(1.) These appeals are filed against the judgment of Seshachelacati, J. in Writ Petitions Nos. 1210 and 1211 of 1958 declining to issue a writ of mandamus to restrain the respondent from collecting the amount of the difference in duty in pursuance of the final assessment notice served upon the appellants with reference to the various concerns. Both the appeals though the parties are not the same, raise common questions and could therefore be dealt with in one judgment.
(2.) The appellants are leading exporters of Manganese ore to overseas buyers from Visakhapatnam. They entered into contracts with some foreign companies in 1950 agreeing to sell large quantities of Manganese ore. The price fixed per ton of 2,240 1bs. of dry weight Manganese ore f.o.b. steamer, Visakhapatnam, India, was 28 dollars inclusive of all Indian taxes payable by the seller. The contracts contained a stipulation that this price was based upon the metallic Manganese content of 46 per cent and for each 1 per cent content about 46 per cent or below 46 per cent down to 44 per cent the price should be increased or decreased respectively by 0.50 per ton (fractions) pro rata. The seller guaranteed that the ore contained metallic Manganese minimum of 44 per cent when dried at 212 degrees. We are unconcerned here with the other terms of the contract. The appellants, after obtaining the requisite licence for the export of Manganese ore through their agents, produced before the Customs Authorities the shipping bills for certain quantities of Manganese ore with 46 per cent. Manganese content. The value was declared to be Rs. 115 per ton. On this basis, the total cost of the Manganese ore was calculated and ad valorem duty was levied provisionally representing customs duties at 15 per cent on the value of the ore to be exported. Before the duty was imposed a letter was written to the Collector of Customs, Visakhapatnam by or on behalf of the appellants, requesting the former to assess the export duty provisionally at 15 per cent ad valorem as per the circulars of the Government, dated 25th September, 1950. This request was complied with and the duty was provisionally fixed subject to finalisation. The provisional duty having been paid, the goods were duly exported to the consignee in the United Slates. A few years later, i.e., in 1958, the Customs Authorities issued a demand under section 39 of the Sea Customs Act alleging that the customs duty paid on certain consignments of Manganese was found to have been short levied and that the deficiency should be made up.

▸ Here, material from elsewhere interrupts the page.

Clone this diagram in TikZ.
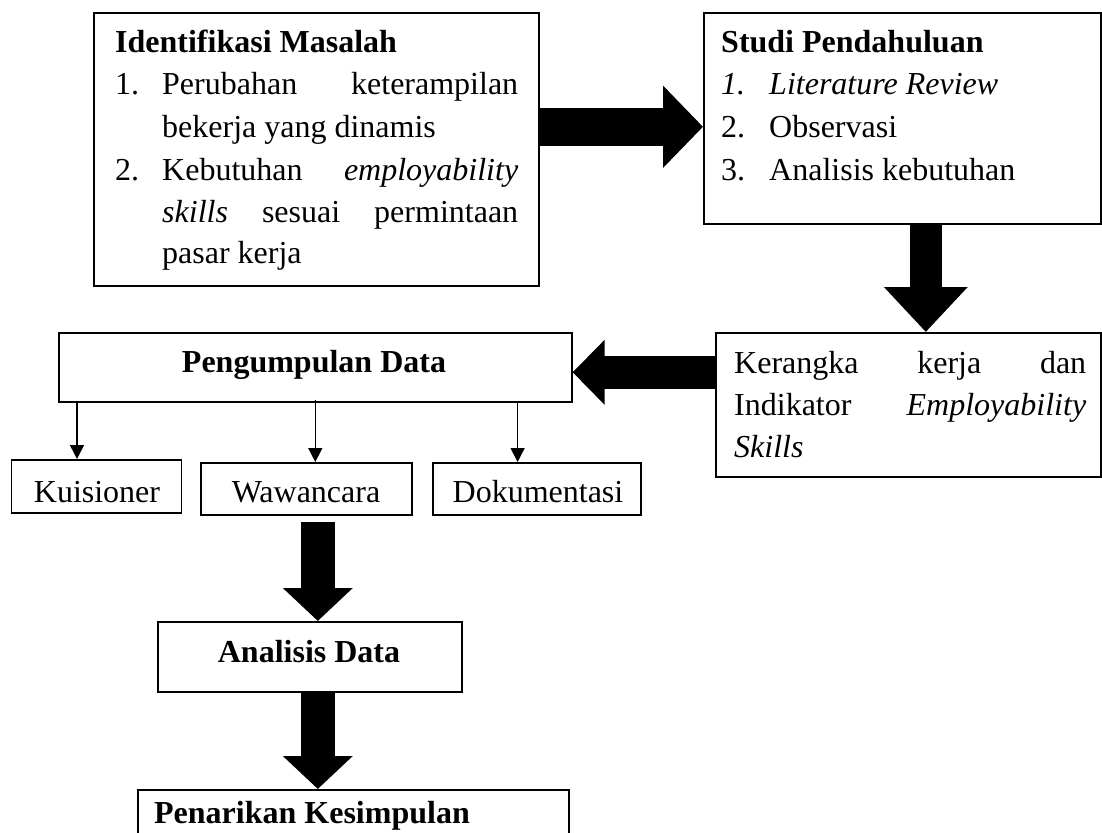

(3.) For the purpose of this enquiry, it is unnecessary to advert to the antecedent corredpondence passed between the, appellants and the proper authorities. The appellants were told by a letter, dated 28th August, 1958, by the Collector of Customs that the assessments on the relevant shipments were finalised and it was found that the correct price prevailing at the time of the delivery of shipping bills at Visakhapatriam was Rs. 150 per ton ex-duty on the be sis of 48 per cent. Manganese content and adopting the declared Manganese content of 46 per cent the correct assessable value worked out at a figure higher than that declared by the appellants and consequently a higher duty was leviable thereon. Credit was given to the sum already paid as provisional assessment and the balance stated to have been short levied was demanded to be paid.